* Begin Material provided *

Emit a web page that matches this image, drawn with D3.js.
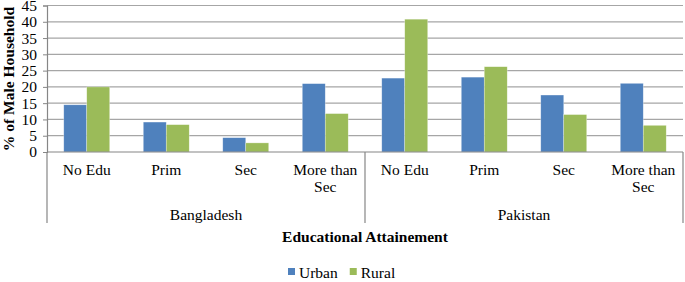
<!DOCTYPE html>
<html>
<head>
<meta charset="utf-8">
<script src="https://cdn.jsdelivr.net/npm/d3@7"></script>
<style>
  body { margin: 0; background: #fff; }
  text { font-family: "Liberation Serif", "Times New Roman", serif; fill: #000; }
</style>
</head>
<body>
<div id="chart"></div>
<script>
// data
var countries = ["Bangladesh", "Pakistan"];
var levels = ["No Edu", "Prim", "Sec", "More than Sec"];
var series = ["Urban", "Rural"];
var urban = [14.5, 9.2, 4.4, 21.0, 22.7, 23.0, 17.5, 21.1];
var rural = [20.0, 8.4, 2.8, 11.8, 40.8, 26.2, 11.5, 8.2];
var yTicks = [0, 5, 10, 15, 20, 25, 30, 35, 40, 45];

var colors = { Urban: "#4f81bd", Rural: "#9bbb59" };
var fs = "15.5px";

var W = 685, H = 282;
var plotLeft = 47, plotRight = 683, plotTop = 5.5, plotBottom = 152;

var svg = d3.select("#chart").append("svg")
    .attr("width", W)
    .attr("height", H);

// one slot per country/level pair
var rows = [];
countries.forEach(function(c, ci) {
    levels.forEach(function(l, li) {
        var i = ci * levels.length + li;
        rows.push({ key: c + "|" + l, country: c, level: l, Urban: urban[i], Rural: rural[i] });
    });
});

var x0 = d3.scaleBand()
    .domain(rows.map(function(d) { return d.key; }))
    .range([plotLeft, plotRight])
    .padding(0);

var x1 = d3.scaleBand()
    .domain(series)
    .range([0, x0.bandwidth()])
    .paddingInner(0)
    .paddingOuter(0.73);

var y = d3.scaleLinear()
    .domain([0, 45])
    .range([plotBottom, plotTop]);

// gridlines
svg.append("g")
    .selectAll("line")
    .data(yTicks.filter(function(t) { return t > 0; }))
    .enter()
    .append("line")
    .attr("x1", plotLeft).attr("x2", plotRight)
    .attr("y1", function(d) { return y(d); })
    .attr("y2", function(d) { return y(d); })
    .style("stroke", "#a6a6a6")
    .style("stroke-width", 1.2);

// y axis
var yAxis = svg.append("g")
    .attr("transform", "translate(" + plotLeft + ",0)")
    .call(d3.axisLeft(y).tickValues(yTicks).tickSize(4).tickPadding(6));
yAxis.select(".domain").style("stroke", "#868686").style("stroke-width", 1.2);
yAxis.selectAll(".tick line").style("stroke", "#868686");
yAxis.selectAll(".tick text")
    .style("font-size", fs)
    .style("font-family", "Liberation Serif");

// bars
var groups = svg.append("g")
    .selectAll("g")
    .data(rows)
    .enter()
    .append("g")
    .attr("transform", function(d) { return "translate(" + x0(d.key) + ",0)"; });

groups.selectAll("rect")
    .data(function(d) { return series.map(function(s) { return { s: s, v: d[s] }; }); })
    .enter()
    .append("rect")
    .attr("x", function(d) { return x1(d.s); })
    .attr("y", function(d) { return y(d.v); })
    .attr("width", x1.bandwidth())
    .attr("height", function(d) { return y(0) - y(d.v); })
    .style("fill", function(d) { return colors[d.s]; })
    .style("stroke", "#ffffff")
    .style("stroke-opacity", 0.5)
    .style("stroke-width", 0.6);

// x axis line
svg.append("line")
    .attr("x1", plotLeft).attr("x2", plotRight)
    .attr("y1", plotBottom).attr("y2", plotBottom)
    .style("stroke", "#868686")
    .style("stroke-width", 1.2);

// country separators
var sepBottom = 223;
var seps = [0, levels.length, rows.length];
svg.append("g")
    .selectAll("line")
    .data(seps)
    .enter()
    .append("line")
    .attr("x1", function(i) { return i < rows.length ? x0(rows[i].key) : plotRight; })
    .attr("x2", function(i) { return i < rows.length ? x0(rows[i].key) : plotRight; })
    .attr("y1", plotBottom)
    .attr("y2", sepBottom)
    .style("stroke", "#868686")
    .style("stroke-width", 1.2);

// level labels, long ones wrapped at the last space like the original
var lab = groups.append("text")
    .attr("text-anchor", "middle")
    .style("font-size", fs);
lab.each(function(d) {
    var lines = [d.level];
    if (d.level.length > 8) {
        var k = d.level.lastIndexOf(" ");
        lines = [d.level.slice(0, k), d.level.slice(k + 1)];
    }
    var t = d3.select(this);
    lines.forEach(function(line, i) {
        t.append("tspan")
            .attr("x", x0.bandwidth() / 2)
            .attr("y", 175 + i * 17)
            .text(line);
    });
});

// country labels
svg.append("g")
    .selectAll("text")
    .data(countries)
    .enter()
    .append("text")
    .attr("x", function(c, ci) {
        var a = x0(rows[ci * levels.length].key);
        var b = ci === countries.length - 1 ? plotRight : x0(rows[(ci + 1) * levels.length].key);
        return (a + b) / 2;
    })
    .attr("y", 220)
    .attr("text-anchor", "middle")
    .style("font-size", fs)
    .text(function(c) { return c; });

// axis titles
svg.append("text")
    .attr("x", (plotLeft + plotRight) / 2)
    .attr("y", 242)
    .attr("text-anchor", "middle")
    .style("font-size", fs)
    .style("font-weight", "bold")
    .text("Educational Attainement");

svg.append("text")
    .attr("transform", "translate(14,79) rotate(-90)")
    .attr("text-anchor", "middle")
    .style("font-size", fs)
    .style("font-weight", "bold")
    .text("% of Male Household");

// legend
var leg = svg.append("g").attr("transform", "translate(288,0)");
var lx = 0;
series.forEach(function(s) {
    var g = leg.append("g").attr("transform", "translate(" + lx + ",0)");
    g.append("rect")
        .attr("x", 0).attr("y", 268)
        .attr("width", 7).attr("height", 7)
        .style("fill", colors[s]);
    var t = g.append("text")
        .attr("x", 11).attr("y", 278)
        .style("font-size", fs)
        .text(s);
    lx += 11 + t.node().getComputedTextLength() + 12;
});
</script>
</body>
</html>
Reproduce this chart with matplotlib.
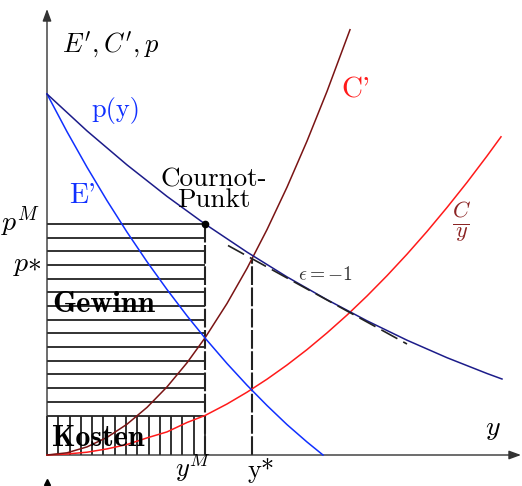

* End Material provided *

* _Given problem_
Copy every entry exactly as written. Pictures are excluded.

* _Solution to this task_
Emit a web page that matches this image, drawn with D3.js.
<!DOCTYPE html>
<html>
<head>
<meta charset="utf-8">
<script src="https://cdn.jsdelivr.net/npm/d3@7"></script>
<style>
  body { margin: 0; background: #fff; }
  text { font-family: "Liberation Serif", "Times New Roman", serif; fill: #000; }
</style>
</head>
<body>
<div id="chart"></div>
<script>
// data
var countries = ["Bangladesh", "Pakistan"];
var levels = ["No Edu", "Prim", "Sec", "More than Sec"];
var series = ["Urban", "Rural"];
var urban = [14.5, 9.2, 4.4, 21.0, 22.7, 23.0, 17.5, 21.1];
var rural = [20.0, 8.4, 2.8, 11.8, 40.8, 26.2, 11.5, 8.2];
var yTicks = [0, 5, 10, 15, 20, 25, 30, 35, 40, 45];

var colors = { Urban: "#4f81bd", Rural: "#9bbb59" };
var fs = "15.5px";

var W = 685, H = 282;
var plotLeft = 47, plotRight = 683, plotTop = 5.5, plotBottom = 152;

var svg = d3.select("#chart").append("svg")
    .attr("width", W)
    .attr("height", H);

// one slot per country/level pair
var rows = [];
countries.forEach(function(c, ci) {
    levels.forEach(function(l, li) {
        var i = ci * levels.length + li;
        rows.push({ key: c + "|" + l, country: c, level: l, Urban: urban[i], Rural: rural[i] });
    });
});

var x0 = d3.scaleBand()
    .domain(rows.map(function(d) { return d.key; }))
    .range([plotLeft, plotRight])
    .padding(0);

var x1 = d3.scaleBand()
    .domain(series)
    .range([0, x0.bandwidth()])
    .paddingInner(0)
    .paddingOuter(0.73);

var y = d3.scaleLinear()
    .domain([0, 45])
    .range([plotBottom, plotTop]);

// gridlines
svg.append("g")
    .selectAll("line")
    .data(yTicks.filter(function(t) { return t > 0; }))
    .enter()
    .append("line")
    .attr("x1", plotLeft).attr("x2", plotRight)
    .attr("y1", function(d) { return y(d); })
    .attr("y2", function(d) { return y(d); })
    .style("stroke", "#a6a6a6")
    .style("stroke-width", 1.2);

// y axis
var yAxis = svg.append("g")
    .attr("transform", "translate(" + plotLeft + ",0)")
    .call(d3.axisLeft(y).tickValues(yTicks).tickSize(4).tickPadding(6));
yAxis.select(".domain").style("stroke", "#868686").style("stroke-width", 1.2);
yAxis.selectAll(".tick line").style("stroke", "#868686");
yAxis.selectAll(".tick text")
    .style("font-size", fs)
    .style("font-family", "Liberation Serif");

// bars
var groups = svg.append("g")
    .selectAll("g")
    .data(rows)
    .enter()
    .append("g")
    .attr("transform", function(d) { return "translate(" + x0(d.key) + ",0)"; });

groups.selectAll("rect")
    .data(function(d) { return series.map(function(s) { return { s: s, v: d[s] }; }); })
    .enter()
    .append("rect")
    .attr("x", function(d) { return x1(d.s); })
    .attr("y", function(d) { return y(d.v); })
    .attr("width", x1.bandwidth())
    .attr("height", function(d) { return y(0) - y(d.v); })
    .style("fill", function(d) { return colors[d.s]; })
    .style("stroke", "#ffffff")
    .style("stroke-opacity", 0.5)
    .style("stroke-width", 0.6);

// x axis line
svg.append("line")
    .attr("x1", plotLeft).attr("x2", plotRight)
    .attr("y1", plotBottom).attr("y2", plotBottom)
    .style("stroke", "#868686")
    .style("stroke-width", 1.2);

// country separators
var sepBottom = 223;
var seps = [0, levels.length, rows.length];
svg.append("g")
    .selectAll("line")
    .data(seps)
    .enter()
    .append("line")
    .attr("x1", function(i) { return i < rows.length ? x0(rows[i].key) : plotRight; })
    .attr("x2", function(i) { return i < rows.length ? x0(rows[i].key) : plotRight; })
    .attr("y1", plotBottom)
    .attr("y2", sepBottom)
    .style("stroke", "#868686")
    .style("stroke-width", 1.2);

// level labels, long ones wrapped at the last space like the original
var lab = groups.append("text")
    .attr("text-anchor", "middle")
    .style("font-size", fs);
lab.each(function(d) {
    var lines = [d.level];
    if (d.level.length > 8) {
        var k = d.level.lastIndexOf(" ");
        lines = [d.level.slice(0, k), d.level.slice(k + 1)];
    }
    var t = d3.select(this);
    lines.forEach(function(line, i) {
        t.append("tspan")
            .attr("x", x0.bandwidth() / 2)
            .attr("y", 175 + i * 17)
            .text(line);
    });
});

// country labels
svg.append("g")
    .selectAll("text")
    .data(countries)
    .enter()
    .append("text")
    .attr("x", function(c, ci) {
        var a = x0(rows[ci * levels.length].key);
        var b = ci === countries.length - 1 ? plotRight : x0(rows[(ci + 1) * levels.length].key);
        return (a + b) / 2;
    })
    .attr("y", 220)
    .attr("text-anchor", "middle")
    .style("font-size", fs)
    .text(function(c) { return c; });

// axis titles
svg.append("text")
    .attr("x", (plotLeft + plotRight) / 2)
    .attr("y", 242)
    .attr("text-anchor", "middle")
    .style("font-size", fs)
    .style("font-weight", "bold")
    .text("Educational Attainement");

svg.append("text")
    .attr("transform", "translate(14,79) rotate(-90)")
    .attr("text-anchor", "middle")
    .style("font-size", fs)
    .style("font-weight", "bold")
    .text("% of Male Household");

// legend
var leg = svg.append("g").attr("transform", "translate(288,0)");
var lx = 0;
series.forEach(function(s) {
    var g = leg.append("g").attr("transform", "translate(" + lx + ",0)");
    g.append("rect")
        .attr("x", 0).attr("y", 268)
        .attr("width", 7).attr("height", 7)
        .style("fill", colors[s]);
    var t = g.append("text")
        .attr("x", 11).attr("y", 278)
        .style("font-size", fs)
        .text(s);
    lx += 11 + t.node().getComputedTextLength() + 12;
});
</script>
</body>
</html>
Reproduce this chart with matplotlib.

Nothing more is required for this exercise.